• Requirements
Repeat only the lines from the one containing "Write a Python" through the one containing "import seaborn as sns", exactly as written, both ends included.
--- start of Provided data ---
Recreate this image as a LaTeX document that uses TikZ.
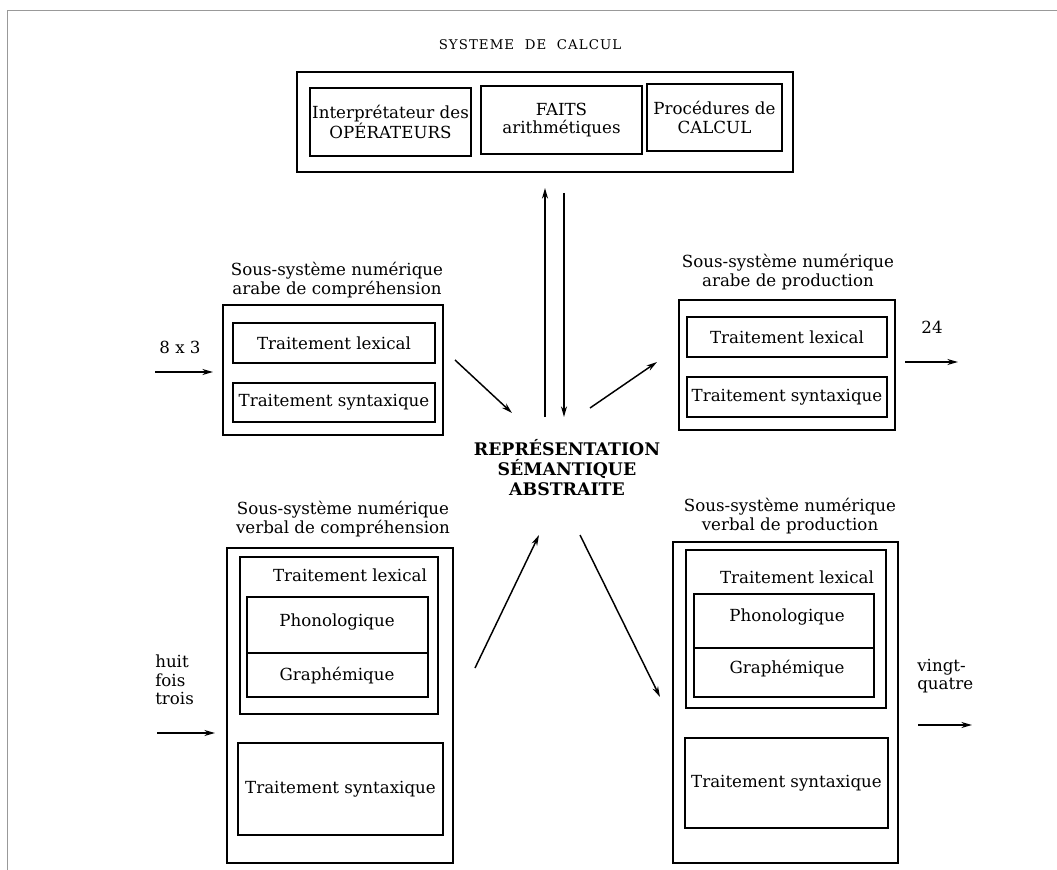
--- end of Provided data ---
--- start of Provided data ---
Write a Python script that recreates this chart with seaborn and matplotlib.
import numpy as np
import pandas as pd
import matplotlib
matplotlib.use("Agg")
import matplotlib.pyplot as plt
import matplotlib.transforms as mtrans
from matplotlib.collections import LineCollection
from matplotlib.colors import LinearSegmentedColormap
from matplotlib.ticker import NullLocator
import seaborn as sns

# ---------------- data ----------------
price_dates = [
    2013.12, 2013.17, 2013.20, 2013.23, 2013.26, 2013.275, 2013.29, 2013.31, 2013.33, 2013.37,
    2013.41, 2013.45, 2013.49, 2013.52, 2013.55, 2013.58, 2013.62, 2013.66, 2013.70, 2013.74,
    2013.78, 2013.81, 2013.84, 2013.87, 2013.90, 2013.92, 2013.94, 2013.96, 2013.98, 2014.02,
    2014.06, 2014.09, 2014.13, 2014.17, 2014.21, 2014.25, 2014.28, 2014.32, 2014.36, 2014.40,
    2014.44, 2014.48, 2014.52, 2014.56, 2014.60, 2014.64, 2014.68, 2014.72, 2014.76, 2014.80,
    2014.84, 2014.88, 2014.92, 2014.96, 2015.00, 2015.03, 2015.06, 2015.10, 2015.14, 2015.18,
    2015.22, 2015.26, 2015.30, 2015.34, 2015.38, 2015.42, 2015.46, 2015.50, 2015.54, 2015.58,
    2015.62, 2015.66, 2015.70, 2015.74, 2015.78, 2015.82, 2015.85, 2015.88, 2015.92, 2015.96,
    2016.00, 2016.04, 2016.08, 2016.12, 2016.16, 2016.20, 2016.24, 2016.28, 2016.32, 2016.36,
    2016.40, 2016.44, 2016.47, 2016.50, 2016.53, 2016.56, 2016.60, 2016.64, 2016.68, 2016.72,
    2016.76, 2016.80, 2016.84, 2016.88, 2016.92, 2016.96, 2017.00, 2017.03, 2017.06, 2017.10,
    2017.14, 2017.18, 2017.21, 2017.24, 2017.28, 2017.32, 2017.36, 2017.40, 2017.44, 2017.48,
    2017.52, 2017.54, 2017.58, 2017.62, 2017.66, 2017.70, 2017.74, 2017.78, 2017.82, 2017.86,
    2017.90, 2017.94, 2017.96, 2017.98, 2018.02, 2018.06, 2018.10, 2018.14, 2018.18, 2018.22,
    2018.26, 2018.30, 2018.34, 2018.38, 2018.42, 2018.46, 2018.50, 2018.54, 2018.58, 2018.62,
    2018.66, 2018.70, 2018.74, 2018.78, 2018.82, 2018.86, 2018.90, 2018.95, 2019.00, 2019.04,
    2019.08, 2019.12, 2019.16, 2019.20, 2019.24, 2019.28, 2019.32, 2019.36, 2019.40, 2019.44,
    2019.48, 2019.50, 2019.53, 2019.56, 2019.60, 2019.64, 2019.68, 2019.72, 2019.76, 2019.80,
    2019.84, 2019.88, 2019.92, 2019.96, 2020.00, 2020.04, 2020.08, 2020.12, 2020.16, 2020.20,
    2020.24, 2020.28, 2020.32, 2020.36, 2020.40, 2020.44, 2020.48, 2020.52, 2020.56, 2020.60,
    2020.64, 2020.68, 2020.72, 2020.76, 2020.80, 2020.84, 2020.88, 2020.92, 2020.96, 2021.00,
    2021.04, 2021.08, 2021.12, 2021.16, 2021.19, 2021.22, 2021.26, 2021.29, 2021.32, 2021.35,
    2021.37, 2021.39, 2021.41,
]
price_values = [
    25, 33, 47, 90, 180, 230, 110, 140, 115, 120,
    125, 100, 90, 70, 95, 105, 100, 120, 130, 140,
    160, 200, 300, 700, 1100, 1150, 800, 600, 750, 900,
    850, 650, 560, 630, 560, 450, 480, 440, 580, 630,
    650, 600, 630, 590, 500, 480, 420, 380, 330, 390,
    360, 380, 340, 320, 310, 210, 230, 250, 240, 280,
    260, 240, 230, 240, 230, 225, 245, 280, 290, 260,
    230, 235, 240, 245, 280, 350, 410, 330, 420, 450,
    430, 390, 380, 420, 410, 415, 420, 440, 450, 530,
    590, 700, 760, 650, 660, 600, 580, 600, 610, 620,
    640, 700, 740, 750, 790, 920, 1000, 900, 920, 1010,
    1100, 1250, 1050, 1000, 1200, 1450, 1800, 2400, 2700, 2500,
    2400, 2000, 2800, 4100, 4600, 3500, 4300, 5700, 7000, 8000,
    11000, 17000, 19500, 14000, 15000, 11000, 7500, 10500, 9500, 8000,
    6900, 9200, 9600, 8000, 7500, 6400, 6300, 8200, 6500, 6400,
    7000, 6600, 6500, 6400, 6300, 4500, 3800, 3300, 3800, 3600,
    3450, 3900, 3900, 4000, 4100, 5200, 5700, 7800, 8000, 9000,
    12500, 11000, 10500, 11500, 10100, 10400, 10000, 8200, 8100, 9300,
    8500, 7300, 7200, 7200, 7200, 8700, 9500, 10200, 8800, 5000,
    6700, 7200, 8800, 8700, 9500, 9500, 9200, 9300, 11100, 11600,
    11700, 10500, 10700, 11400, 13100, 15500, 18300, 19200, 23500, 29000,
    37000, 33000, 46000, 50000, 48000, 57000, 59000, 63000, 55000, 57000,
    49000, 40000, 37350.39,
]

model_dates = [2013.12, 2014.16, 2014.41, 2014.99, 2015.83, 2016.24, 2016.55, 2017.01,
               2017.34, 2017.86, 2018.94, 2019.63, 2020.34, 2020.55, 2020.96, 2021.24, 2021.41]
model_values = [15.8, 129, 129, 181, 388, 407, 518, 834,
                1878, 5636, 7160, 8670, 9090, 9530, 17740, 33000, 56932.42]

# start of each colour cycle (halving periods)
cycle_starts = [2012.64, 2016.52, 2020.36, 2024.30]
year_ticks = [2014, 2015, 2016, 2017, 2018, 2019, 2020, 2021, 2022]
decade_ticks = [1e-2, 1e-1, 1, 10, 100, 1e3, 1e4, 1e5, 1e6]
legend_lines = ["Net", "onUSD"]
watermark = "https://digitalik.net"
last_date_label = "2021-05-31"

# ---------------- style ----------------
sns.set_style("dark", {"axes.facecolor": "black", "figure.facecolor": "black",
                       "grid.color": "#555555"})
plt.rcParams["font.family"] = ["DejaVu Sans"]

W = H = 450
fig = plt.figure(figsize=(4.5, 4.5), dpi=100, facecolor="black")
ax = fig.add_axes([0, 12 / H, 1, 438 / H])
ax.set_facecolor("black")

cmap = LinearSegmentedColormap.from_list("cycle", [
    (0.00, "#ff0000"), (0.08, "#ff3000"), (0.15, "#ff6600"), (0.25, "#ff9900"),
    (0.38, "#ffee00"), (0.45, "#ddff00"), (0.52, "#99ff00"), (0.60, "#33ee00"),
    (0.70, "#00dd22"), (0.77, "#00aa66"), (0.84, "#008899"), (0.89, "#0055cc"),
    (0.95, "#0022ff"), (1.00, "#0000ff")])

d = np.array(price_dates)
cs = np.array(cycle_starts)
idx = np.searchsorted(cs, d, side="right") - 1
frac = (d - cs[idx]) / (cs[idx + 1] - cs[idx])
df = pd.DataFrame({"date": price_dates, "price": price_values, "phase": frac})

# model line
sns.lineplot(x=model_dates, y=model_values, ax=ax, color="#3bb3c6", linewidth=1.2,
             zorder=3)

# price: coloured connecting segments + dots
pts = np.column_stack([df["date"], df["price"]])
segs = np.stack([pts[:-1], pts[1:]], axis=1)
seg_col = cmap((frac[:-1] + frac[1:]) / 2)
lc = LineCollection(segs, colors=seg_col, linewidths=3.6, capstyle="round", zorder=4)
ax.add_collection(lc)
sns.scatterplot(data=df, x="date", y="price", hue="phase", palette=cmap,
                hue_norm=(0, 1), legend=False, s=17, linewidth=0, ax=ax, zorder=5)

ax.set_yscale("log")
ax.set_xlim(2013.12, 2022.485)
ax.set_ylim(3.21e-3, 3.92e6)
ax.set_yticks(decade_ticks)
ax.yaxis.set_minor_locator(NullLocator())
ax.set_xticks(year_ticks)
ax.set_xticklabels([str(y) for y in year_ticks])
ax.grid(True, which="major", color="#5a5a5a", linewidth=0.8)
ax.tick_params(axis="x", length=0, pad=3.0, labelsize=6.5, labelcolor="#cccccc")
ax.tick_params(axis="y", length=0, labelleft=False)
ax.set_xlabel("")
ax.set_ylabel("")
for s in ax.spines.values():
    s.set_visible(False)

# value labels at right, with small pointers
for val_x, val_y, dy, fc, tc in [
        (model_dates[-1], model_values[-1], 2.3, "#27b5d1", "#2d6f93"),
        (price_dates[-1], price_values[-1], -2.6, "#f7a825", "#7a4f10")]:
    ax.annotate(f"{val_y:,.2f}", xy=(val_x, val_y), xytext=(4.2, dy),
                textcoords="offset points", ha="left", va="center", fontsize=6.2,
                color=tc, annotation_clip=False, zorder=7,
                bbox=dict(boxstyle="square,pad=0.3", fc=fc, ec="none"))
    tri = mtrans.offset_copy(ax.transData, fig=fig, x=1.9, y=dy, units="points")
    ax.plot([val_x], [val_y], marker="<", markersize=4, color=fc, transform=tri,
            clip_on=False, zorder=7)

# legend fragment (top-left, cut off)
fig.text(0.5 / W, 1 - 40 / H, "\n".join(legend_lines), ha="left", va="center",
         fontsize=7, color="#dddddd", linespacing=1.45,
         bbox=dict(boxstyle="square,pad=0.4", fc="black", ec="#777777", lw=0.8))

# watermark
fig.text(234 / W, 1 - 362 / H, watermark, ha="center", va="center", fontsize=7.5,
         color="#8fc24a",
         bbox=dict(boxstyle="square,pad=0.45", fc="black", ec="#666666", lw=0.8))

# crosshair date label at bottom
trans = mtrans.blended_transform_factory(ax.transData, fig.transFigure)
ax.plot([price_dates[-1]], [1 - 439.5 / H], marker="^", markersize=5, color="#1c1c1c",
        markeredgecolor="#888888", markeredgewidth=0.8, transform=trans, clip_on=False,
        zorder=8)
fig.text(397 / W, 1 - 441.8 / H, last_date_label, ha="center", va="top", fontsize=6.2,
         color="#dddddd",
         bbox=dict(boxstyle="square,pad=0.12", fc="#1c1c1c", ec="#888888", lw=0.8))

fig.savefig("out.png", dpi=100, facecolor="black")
--- end of Provided data ---
• Answer in full
Write a Python script that recreates this chart with seaborn and matplotlib.
import numpy as np
import pandas as pd
import matplotlib
matplotlib.use("Agg")
import matplotlib.pyplot as plt
import matplotlib.transforms as mtrans
from matplotlib.collections import LineCollection
from matplotlib.colors import LinearSegmentedColormap
from matplotlib.ticker import NullLocator
import seaborn as sns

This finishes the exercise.